If you drive into Port Townsend and look up at the hill, you can't miss it. It’s huge. It looks like something plucked out of a Prussian forest and dropped onto the Olympic Peninsula. Most people know it as the Manresa Castle Hotel Port Townsend WA, but honestly, the stories people tell about it are often a messy mix of local legend and actual history that gets more tangled every year.

It’s a weird place. Beautiful, sure, but weird.

Originally built as a private residence for Charles Eisenbeis in 1892, it was the largest private home in the region at the time. Eisenbeis was basically the king of Port Townsend back then. He was the first mayor, a brewer, and a baker. He had money. He wanted a "castle," so he built one with 30 rooms and walls that are three feet thick in some places. But here’s the thing: he only lived there for about ten years before he died. After that, the building’s history gets a lot more complicated than just a fancy hotel with a nice view of the water.

Why the Jesuit History Changes Everything

After Eisenbeis passed away and his wife eventually moved out, the building sat empty for a while. It’s kinda spooky to think about this massive brick structure just chilling on the hill, gathering dust while the town’s economy struggled. Then, in 1927, the Jesuits bought it.

This is where the name "Manresa" actually comes from. They named it after Manresa, Spain, which is a significant site for Saint Ignatius of Loyola. They spent a lot of money—roughly $50,000 back in the late 20s, which was a fortune—to expand the place.
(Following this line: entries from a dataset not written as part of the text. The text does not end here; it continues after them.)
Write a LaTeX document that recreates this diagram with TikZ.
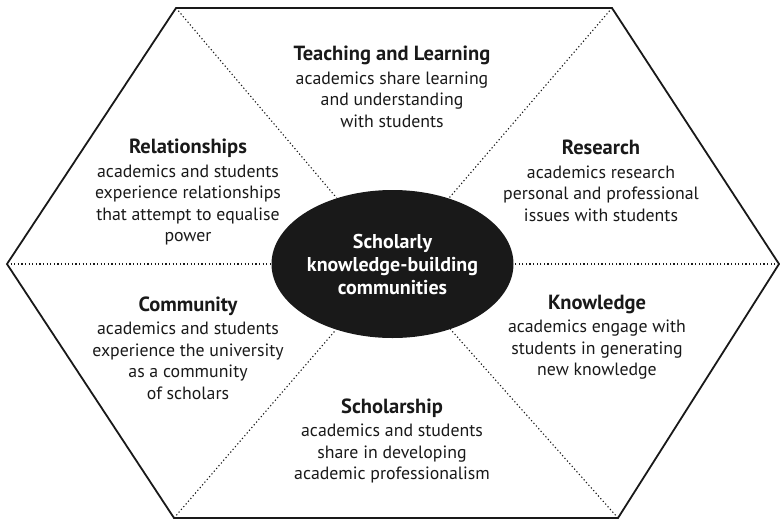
\documentclass[tikz,border=0pt]{standalone}
\usepackage{fontspec}
\setmainfont{PT Sans}
\usepackage{tikz}
\usetikzlibrary{positioning, calc, shapes.geometric}

\newcommand\fieldhead[1]{{\fontsize{20.5}{21.5}\selectfont\bfseries #1}\\[2pt]}

\tikzset{
    facet/.style={align=center, inner sep=0pt, text=black!90,
        font=\fontsize{17.8}{21.5}\selectfont},
    hub/.style={ellipse, fill=black!90, text=white, align=center,
        minimum width=209pt, minimum height=148pt, inner sep=0pt,
        font=\fontsize{20}{23}\selectfont\bfseries},
    spoke/.style={dash pattern=on 1.2pt off 2.4pt, line width=1.1pt, black!90},
    rim/.style={line width=1.8pt, black!90, line join=miter}
}

\begin{document}
\begin{tikzpicture}[x=1pt, y=-1pt]
    \useasboundingbox (0,0) rectangle (780,520);

    % corners of the hexagon
    \coordinate (tl) at (176,8);
    \coordinate (tr) at (612,8);
    \coordinate (r) at (779,264);
    \coordinate (br) at (618,518);
    \coordinate (bl) at (174,518);
    \coordinate (l) at (7,264);

    % middle
    \node[hub] (hub) at (392.5,264)
        {Scholarly\\knowledge-building\\communities};

    % dotted spokes
    \foreach \corner in {tl,tr,r,br,bl,l}
    {
        \draw[spoke] (\corner) -- (hub);
    }

    % border
    \draw[rim] (tl) -- (tr) -- (r) -- (br) -- (bl) -- (l) -- cycle;

    % the six fields
    \node[facet] (teach) at (392,87)
        {\fieldhead{Teaching and Learning}academics share learning\\and understanding\\with students};
    \node[facet] (rel) at (188,192)
        {\fieldhead{Relationships}academics and students\\experience relationships\\that attempt to equalise\\power};
    \node[facet] (res) at (601,181)
        {\fieldhead{Research}academics research\\personal and professional\\issues with students};
    \node[facet] (comm) at (188,348)
        {\fieldhead{Community}academics and students\\experience the university\\as a community\\of scholars};
    \node[facet] (know) at (597,337)
        {\fieldhead{Knowledge}academics engage with\\students in generating\\new knowledge};
    \node[facet] (schol) at (392,441)
        {\fieldhead{Scholarship}academics and students\\share in developing\\academic professionalism};
\end{tikzpicture}
\end{document}
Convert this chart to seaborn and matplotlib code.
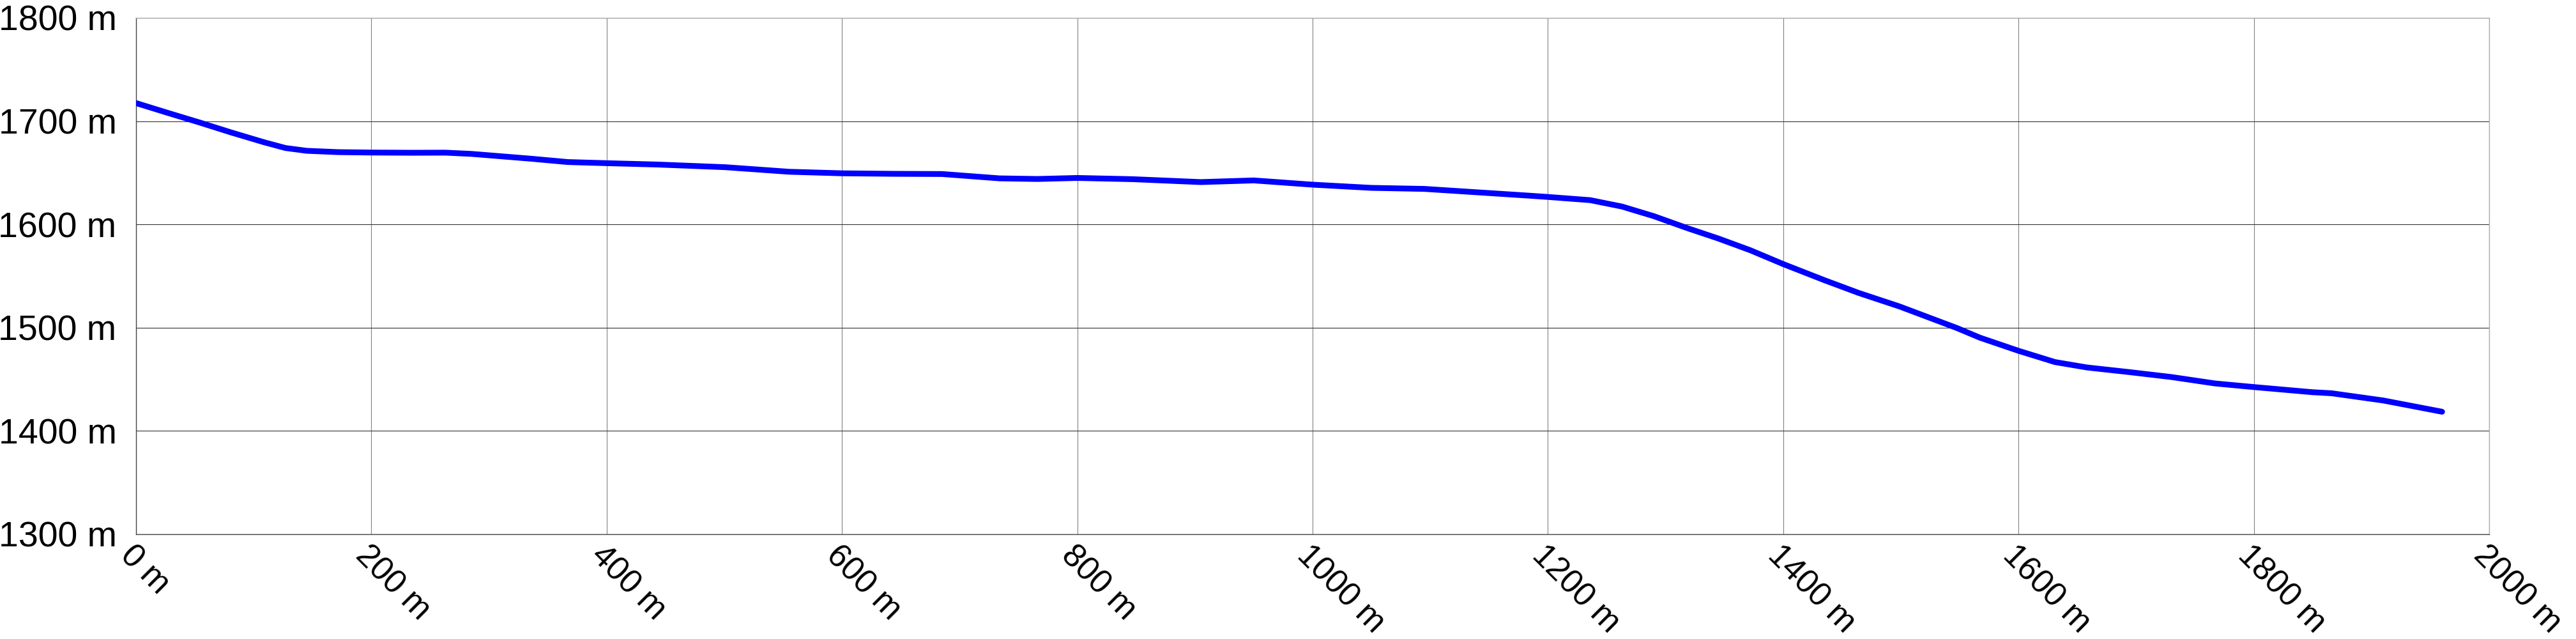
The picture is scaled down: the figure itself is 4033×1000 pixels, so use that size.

They added the south wing. They added the chapel. They turned a Victorian mansion into a monastery and a school for priests.

If you walk through the halls today, you can still feel that shift. The original Eisenbeis part of the house feels like high-society 1890s opulence. The Jesuit wing? It feels functional. Stoic. A bit heavier.

The Jesuits stayed until 1968. Think about that for a second. For over 40 years, this wasn't a hotel where people drank cocktails in the bar. It was a place of silence, prayer, and rigorous study. When people talk about the "vibes" of the Manresa Castle Hotel Port Townsend WA, they usually jump straight to ghosts, but I think a lot of what they're feeling is just the sheer weight of decades of monastic life.

The Reality of Room 302 and Room 306

You can't talk about the Castle without talking about the hauntings. It’s basically the law. But if you talk to the staff or the people who actually know the property’s records, the "famous" stories don't always hold up to scrutiny.

The most common legend is about a monk who hung himself in the attic (Room 302) and a young woman (Room 306) who threw herself from a window because her lover was lost at sea.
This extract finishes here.